Continues after the jump.

“In Adams Morgan, there was a a shop called Madam Adam, which is where the FedEx store is now on 18th Street. I used to go into the space all of the time and think about how I would redecorate and run the shop. Of course, I thought that I could do it so much better. I mean, the walls were 18 feet high and the shop owner had only painted as high as he could reach. The place was beautifully decorated, as long as you didn’t look up.

“One day, I bought something and told the owner that I would pick it up next week. He said that I needed to pick it up that day because he was closing the shop. He was tired of the customers, the business, and the city and had had it. I immediately asked for his landlord’s phone number. He thought that I was crazy and tried to dissuade me. Still, I called the landlord to rent the space. He asked what business experience I had. I had none and didn’t have any money in the bank either. I don’t now why, but he trusted me. Within weeks, I was digging out furniture from my parents’ house and opened Miss Pixies in 1997. The whole thing happened so quickly. For six months, I worked in the restaurant, ran the store, and went to auctions. I am not sure how I did it. Even thinking of it now, makes me exhausted.
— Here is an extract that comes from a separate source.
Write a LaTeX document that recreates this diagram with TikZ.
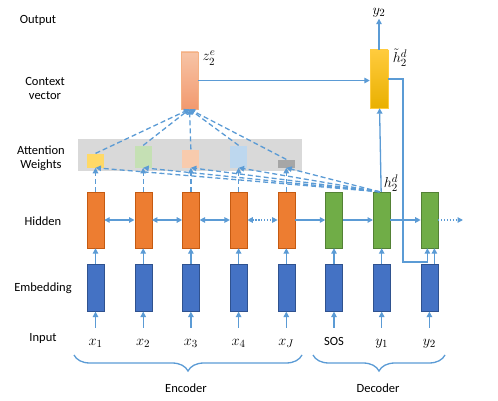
\documentclass[tikz,border=0pt]{standalone}
\usepackage{amsmath}
\usepackage{fontspec}
\setmainfont{Carlito}
\usetikzlibrary{positioning,arrows.meta,calc,decorations.pathreplacing}
\definecolor{arrblue}{HTML}{5B9BD5}
\definecolor{encfill}{HTML}{ED7D31}
\definecolor{encline}{HTML}{C55A11}
\definecolor{decfill}{HTML}{70AD47}
\definecolor{decline}{HTML}{538135}
\definecolor{embfill}{HTML}{4472C4}
\definecolor{embline}{HTML}{2F528F}
\definecolor{bandgray}{HTML}{D9D9D9}
\definecolor{ctxtop}{HTML}{F7C4A6}
\definecolor{ctxbot}{HTML}{F2996E}
\definecolor{ctxline}{HTML}{F4B183}
\definecolor{yeltop}{HTML}{FFCB3D}
\definecolor{yelbot}{HTML}{E9B000}
\definecolor{attyel}{HTML}{FFD966}
\definecolor{attgreen}{HTML}{C5E0B4}
\definecolor{attsalmon}{HTML}{F8CBAD}
\definecolor{attblue}{HTML}{BDD7EE}
\definecolor{attgray}{HTML}{A6A6A6}

\begin{document}
\begin{tikzpicture}[x=1pt, y=-1pt,
    enc/.style={draw=encline, fill=encfill, minimum width=17pt, minimum height=56pt, inner sep=0pt},
    dec/.style={enc, draw=decline, fill=decfill},
    emb/.style={draw=embline, fill=embfill, minimum width=17pt, minimum height=47pt, inner sep=0pt},
    att/.style={minimum width=17pt, inner sep=0pt},
    arrow/.style={-{Triangle[length=5.5pt,width=5.5pt]}, line width=1.3pt, draw=arrblue},
    darrow/.style={arrow, {Triangle[length=5.5pt,width=5.5pt]}-{Triangle[length=5.5pt,width=5.5pt]}},
    dasharrow/.style={arrow, dash pattern=on 5pt off 3pt},
    dotarrow/.style={dash pattern=on 1.3pt off 1.6pt},
    rowlabel/.style={font=\fontsize{12.5}{14}\selectfont, align=center},
    vlabel/.style={font=\fontsize{15}{17}\selectfont, inner sep=1pt},
    inlabel/.style={vlabel, anchor=base, text height=8pt, text depth=3pt, inner ysep=9pt},
    brace/.style={decorate, decoration={brace, mirror, amplitude=16pt}, line width=1.3pt, draw=arrblue},
    node distance=30.3pt
]
\useasboundingbox (0,0) rectangle (498,401);

% Row labels
\node[rowlabel] (routput) at (38,20) {Output};
\node[rowlabel] (rcontext) at (45,88) {Context\\vector};
\node[rowlabel] (rattn) at (41,158) {Attention\\Weights};
\node[rowlabel] (rhidden) at (43,221) {Hidden};
\node[rowlabel] (rembed) at (43,288) {Embedding};
\node[rowlabel] (rinput) at (43,338) {Input};

% Hidden states
\node[enc] (h1) at (95.5,220) {};
\node[enc, right=of h1] (h2) {};
\node[enc, right=of h2] (h3) {};
\node[enc, right=of h3] (h4) {};
\node[enc, right=of h4] (h5) {};
\node[dec, right=of h5] (d1) {};
\node[dec, right=of d1] (d2) {};
\node[dec, right=of d2] (d3) {};
\coordinate (hend) at (463,220);

% Embeddings
\node[emb, below=16pt of h1] (e1) {};
\node[emb, below=16pt of h2] (e2) {};
\node[emb, below=16pt of h3] (e3) {};
\node[emb, below=16pt of h4] (e4) {};
\node[emb, below=16pt of h5] (e5) {};
\node[emb, below=16pt of d1] (e6) {};
\node[emb, below=16pt of d2] (e7) {};
\node[emb, below=16pt of d3] (e8) {};

% Inputs
\coordinate (inbase) at (0,345);
\node[inlabel] (x1) at (e1 |- inbase) {$x_1$};
\node[inlabel] (x2) at (e2 |- inbase) {$x_2$};
\node[inlabel] (x3) at (e3 |- inbase) {$x_3$};
\node[inlabel] (x4) at (e4 |- inbase) {$x_4$};
\node[inlabel] (xj) at (e5 |- inbase) {$x_J$};
\node[inlabel, font=\fontsize{12.5}{14}\selectfont] (sos) at (e6 |- inbase) {SOS};
\node[inlabel] (y1) at (e7 |- inbase) {$y_1$};
\node[inlabel] (y2) at (e8 |- inbase) {$y_2$};

% Attention weights
\node[fill=bandgray, minimum width=224pt, minimum height=32pt, inner sep=0pt] (band) at (190,155) {};
\node[att, fill=attyel, minimum height=14pt, above=24pt of h1] (a1) {};
\node[att, fill=attgreen, minimum height=22pt, above=24pt of h2] (a2) {};
\node[att, fill=attsalmon, minimum height=18pt, above=24pt of h3] (a3) {};
\node[att, fill=attblue, minimum height=22pt, above=24pt of h4] (a4) {};
\node[att, fill=attgray, minimum height=8pt, above=24pt of h5] (a5) {};

% Context vector and attentional state
\node[enc, draw=ctxline, top color=ctxtop, bottom color=ctxbot, minimum height=57pt] (ctx) at (189.5,80.5) {};
\node[enc, draw=yeltop, top color=yeltop, bottom color=yelbot, minimum width=18pt, minimum height=58pt] (yel) at (379,79) {};
\node[vlabel] (ze) at (209,58) {$z_2^e$};
\node[vlabel] (htd) at (400,58) {$\tilde{h}_2^d$};
\node[vlabel] (hd) at (391,183) {$h_2^d$};
\node[vlabel] (out) at (379,13) {$y_2$};

% Arrows
\draw[arrow] (x1) -- (e1);
\draw[arrow] (x2) -- (e2);
\draw[arrow] (x3) -- (e3);
\draw[arrow] (x4) -- (e4);
\draw[arrow] (xj) -- (e5);
\draw[arrow] (sos) -- (e6);
\draw[arrow] (y1) -- (e7);
\draw[arrow] (y2) -- (e8);
\draw[arrow] (e1) -- (h1);
\draw[arrow] (e2) -- (h2);
\draw[arrow] (e3) -- (h3);
\draw[arrow] (e4) -- (h4);
\draw[arrow] (e5) -- (h5);
\draw[arrow] (e6) -- (d1);
\draw[arrow] (e7) -- (d2);
\draw[arrow] ([xshift=5pt]e8.north) -- ([xshift=5pt]d3.south);
\draw[darrow] (h1) -- (h2);
\draw[darrow] (h2) -- (h3);
\draw[darrow] (h3) -- (h4);
\draw[darrow, dotarrow] (h4) -- (h5);
\draw[arrow] (h5) -- (d1);
\draw[arrow] (d1) -- (d2);
\draw[arrow] (d2) -- (d3);
\draw[arrow, dotarrow] (d3) -- (hend);

\draw[dasharrow] (h1) -- (a1);
\draw[dasharrow] (h2) -- (a2);
\draw[dasharrow] (h3) -- (a3);
\draw[dasharrow] (h4) -- (a4);
\draw[dasharrow] (h5) -- (a5);
\draw[dasharrow] ([xshift=-2pt]d2.north) -- (a1.south);
\draw[dasharrow] ([xshift=-2pt]d2.north) -- (a2.south);
\draw[dasharrow] ([xshift=-2pt]d2.north) -- (a3.south);
\draw[dasharrow] ([xshift=-2pt]d2.north) -- (a4.south);
\draw[dasharrow] ([xshift=-2pt]d2.north) -- (a5.south);
\draw[dasharrow] (a1.north) -- (ctx.south);
\draw[dasharrow] (a2.north) -- (ctx.south);
\draw[dasharrow] (a3.north) -- (ctx.south);
\draw[dasharrow] (a4.north) -- (ctx.south);
\draw[dasharrow] (a5.north) -- (ctx.south);

\draw[arrow] (ctx.east) -- (ctx.east -| yel.west);
\draw[arrow] (d2) -- (yel);
\draw[arrow] (yel) -- (out);
\coordinate (fb) at (403,262);
\draw[arrow] (yel.east) -| (fb) -| ([xshift=-2pt]d3.south);

% Braces
\draw[brace] (74,355) -- (302,355);
\node[rowlabel] (encl) at (186,388) {Encoder};
\draw[brace] (313,355) -- (445,355);
\node[rowlabel] (decl) at (378,388) {Decoder};
\end{tikzpicture}
\end{document}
“The neighborhood was so happy to have me, and it was a really wonderful experience to start a business in Adams Morgan. I would fill the store up with things that I bought on Thursday and the place was empty by Sunday. I stayed in that space until 2006 and then moved to a bigger space on the other side of 18th Street, under the old nightclub Chloe, in 2006. There, I ended up in a lawsuit with the landlord and had nothing but trouble with the space. It was a bad experience and I thought that I was done with the furniture business.

“In 2008, I was thinking about moving out to the beach and waiting tables again, but someone approached me about opening a furniture store and bar on 14th Street in the old Powell’s Auto Supply. I was really excited about the opportunity. Turns out that things didn’t work out with the bar, but I opened in April 2008 anyway.

“I didn’t want to leave Adams Morgan, but retail is not supported there anymore. After real estate spiked in 2004, everything had to be a bar or restaurant to pay the rents there. I am sad that retail isn’t able to make it there anymore, but have been blown away by the retail in this neighborhood. I am busier here than I ever was in Adams Morgan.

“What’s great about D.C. is that people support local business. At my store, I buy what I like, and like to think that I am educating my customers to have a better aesthetic. After all of this time, I know a lot of my customers, so I am happy that I know where and to whom the pieces are going. Sometimes, I even get to see the stuff again when they have me over.”

Miss Pixies is located at 1626 14th Street NW.